With the position of the president-elect in the US, protectionism should gain more relevance at the discussions in international organizations,” he said. Nonetheless, the official said he hoped, despite the expected slowdown in bilateral accords, negotiations will ‘move forward and not backwards’.

Brazil,Right-wing Congressional Representative Jair Bolsonaro, one of the Brazilians happy with Trump's victory,
Right-wing Congressional Representative Jair Bolsonaro, one of the Brazilians happy with Trump’s victory, photo by Fabio Rodrigues Pozzebom/Agência Brasil.

According to the MDIC the United States is Brazil’s second largest trading partner receiving approximately 20 percent of Brazilian exports and totaling in 2015 US$24.2 billion.

For Brazilian officials, the relation between the two countries, at times strained during the Rousseff Administration, may actually improve. Foreign Affairs Minister Serra, noted that unlike other Latin American countries the current Brazilian administration did not take sides during the US presidential campaign.

“Brazil did not campaign for Clinton or Trump.

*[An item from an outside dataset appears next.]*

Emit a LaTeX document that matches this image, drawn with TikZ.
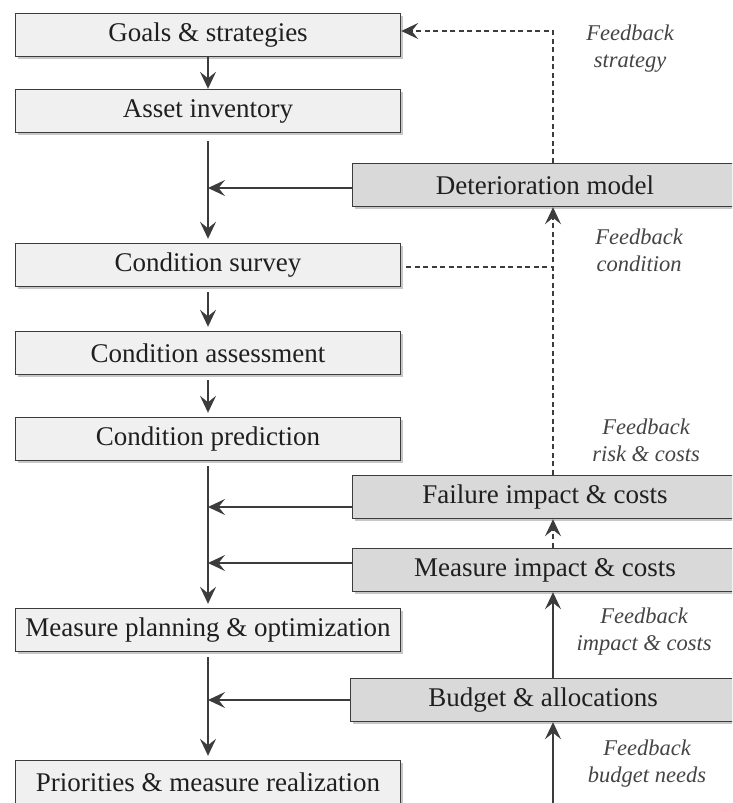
\documentclass[tikz,border=0pt]{standalone}
\usepackage{fontspec}
\setmainfont{Liberation Serif}
\usetikzlibrary{arrows.meta,shadows,positioning}

\definecolor{edge}{HTML}{3C3C3C}
\definecolor{lightbox}{HTML}{F0F0F0}
\definecolor{darkbox}{HTML}{D9D9D9}
\definecolor{labelgray}{HTML}{444444}

\tikzset{
  base/.style={draw=edge, line width=1.4pt, minimum width=385pt, minimum height=43pt,
    inner sep=0pt, text=black!88, font=\fontsize{27}{32}\selectfont,
    drop shadow={shadow xshift=2.5pt, shadow yshift=-2.5pt, fill=black, opacity=0.22}},
  mainbox/.style={base, fill=lightbox},
  sidebox/.style={base, fill=darkbox},
  flow/.style={draw=edge, line width=1.4pt, -{Stealth[length=17pt,width=16pt,inset=6.5pt]}},
  fbdash/.style={flow, dash pattern=on 5pt off 3.5pt, line width=1.1pt},
  fbline/.style={draw=edge, line width=1.1pt, dash pattern=on 5pt off 3.5pt},
  fblabel/.style={align=center, text=labelgray, font=\fontsize{22.5}{27}\selectfont\itshape}
}

\begin{document}
\begin{tikzpicture}[x=1pt,y=-1pt]
\path[use as bounding box, clip] (0,0) rectangle (732,803);

% main process column
\node[mainbox] (goals)   at (208,35)  {Goals \& strategies};
\node[mainbox] (asset)   at (208,111) {Asset inventory};
\node[mainbox] (survey)  at (208,265) {Condition survey};
\node[mainbox] (assess)  at (208,353) {Condition assessment};
\node[mainbox] (predict) at (208,439) {Condition prediction};
\node[mainbox] (plan)    at (208,630) {Measure planning \& optimization};
\node[mainbox] (prio)    at (208,782) {Priorities \& measure realization};

% supporting models
\node[sidebox] (deter)   at (545,185) {Deterioration model};
\node[sidebox] (failure) at (545,497) {Failure impact \& costs};
\node[sidebox] (measure) at (545,570) {Measure impact \& costs};
\node[sidebox] (budget)  at (543,700) {Budget \& allocations};

% feedback column and its free lower end
\coordinate (fb) at (553,0);
\coordinate (fbin) at (553,805);

% main flow
\draw[flow] (goals) -- (asset);
\draw[flow, shorten <=8pt, shorten >=4pt] (asset) -- (survey);
\draw[flow, shorten <=5pt, shorten >=4pt] (survey) -- (assess);
\draw[flow, shorten <=5pt, shorten >=4pt] (assess) -- (predict);
\draw[flow, shorten <=5pt, shorten >=4pt] (predict) -- (plan);
\draw[flow, shorten <=5pt, shorten >=4pt] (plan) -- (prio);

% inputs from the models into the main flow
\draw[flow] ([yshift=-3pt]deter.west) -- ([yshift=-3pt]deter.west -| goals);
\draw[flow] ([yshift=-10pt]failure.west) -- ([yshift=-10pt]failure.west -| goals);
\draw[flow] ([yshift=7pt]measure.west) -- ([yshift=7pt]measure.west -| goals);
\draw[flow] (budget.west) -- (budget.west -| goals);

% feedback loops
\draw[flow, line width=1.1pt] (fbin) -- (budget.south -| fb);
\draw[flow, line width=1.1pt] (budget.north -| fb) -- (measure.south -| fb);
\draw[fbdash] (measure.north -| fb) -- (failure.south -| fb);
\draw[fbdash] (failure.north -| fb) -- (deter.south -| fb);
\draw[fbline] ([xshift=5pt,yshift=-2pt]survey.east) -- ([yshift=-2pt]survey.east -| fb);
\draw[fbdash] (deter.north -| fb) |- ([yshift=4pt]goals.east);

% feedback labels
\node[fblabel] (lstrat) at (630,49)  {Feedback\\strategy};
\node[fblabel] (lcond)  at (639,250) {Feedback\\condition};
\node[fblabel] (lrisk)  at (646,440) {Feedback\\risk \& costs};
\node[fblabel] (limp)   at (644,632) {Feedback\\impact \& costs};
\node[fblabel] (lbud)   at (647,764) {Feedback\\budget needs};
\end{tikzpicture}
\end{document}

The fact that Brazil was not in the middle of the clashes in the campaign is positive,” he told reporters.

And while a few in the Temer Administration are apprehensive about the new president-elect and his administration’s stance towards his South American neighbor, some Brazilian legislators rejoiced. Right-wing Congressional representative and an ex-candidate for mayor for Rio de Janeiro , Jair Bolsonaro, wrote on his social media page:

“Congratulations to the American people for the just, sensible and well-deserved election of Donald J. Trump. The best wins, the patriot, the one who fought against everything and everyone. In 2018 Brazil will be on the same path.” According to Bolsonaro, he and Trump are a lot a like. “I believe in many of his proposals,” he said in a radio interview on Wednesday. “He is a lot like me…. he hates the politically correct.”


  1. Brasil is on the same path as the USA — actually further along in some respects. There are government officials in Brasil who are corrupt, just as there are in the USA. But, in Brasil you seem to be finding them, prosecuting them, removing them from office and, where appropriate, going down the path to conviction. In the USA, we are far away from that. We narrowly missed rewarding our biggest criminal with the office of the Presidency.

    On trade, Brasil should prepare to be flexible. Things like the 100% tariff on electronics, prohibition on foreign ownership in certain industries, etc. These are the things that Trump is talking about when he says we need fair trade. The USA will have to give up certain things, as well. But, as long as it’s fair, both countries will prosper. Brasil has come through some bad times but I am personally very confident in its future.

  2. Tom; You are entitled to your opinion, but the BIGGEST CRIMINAL is now the president-elect. A man who defrauded thousands of Americans with his fake university; screwing over MORE than 1,200 small businesses; declared bankruptcy FOUR TIMES so that he could get away with paying pennies on the dollar to his suppliers, then pocketed the money himself; who started a charity for veterans then kept the money for himself and had his portrait painted with proceeds; a man WHO HAS NOT PAID ANY INCOME TAX IN 19 YEARS but who, for the first time in over 40 years of presidential candidates revealing their income tax returns, refused to do so. Add to those CRIMINAL FACTS, he is also a racist; xenophobe; misogynist; bully; sexual predator on women; anti-semitic; major egotist and totally unfit and unprepared to be president – (64% of the American people said he was tempermentally unfit to be president). Hillary has her faults, but compared to him, she is a person who got speeding tickets versus a rapist. The world is in shock as well they should be – this man will have the nuclear codes and would use them the moment he gets pissed off, which is often. I pray he turns out to be a better president than he has been a candidate or a person in his life so far, but I, like most of the world and like the majority of Americans who voted for Hillary, I have no illusions.

  3. Tom is absolutely right. IIene is completely wrong.

    Donald Trump is the better of the two candidates. He may have his faults but they are out in the open for all to see. Hilary hides her most ugly side from the public naive enough to believe her lies. She is the criminal not him.

  4. Ilene’s rant sounds very much like a lying Hillary campaign speech. 64% of American voters said Trump is temperamentally unfit to be president but 68% of those same voters said lying Hillary was not worthy of belief. Bottom line, games over, she lost, he won. Quit whining and find another windmill to tilt with.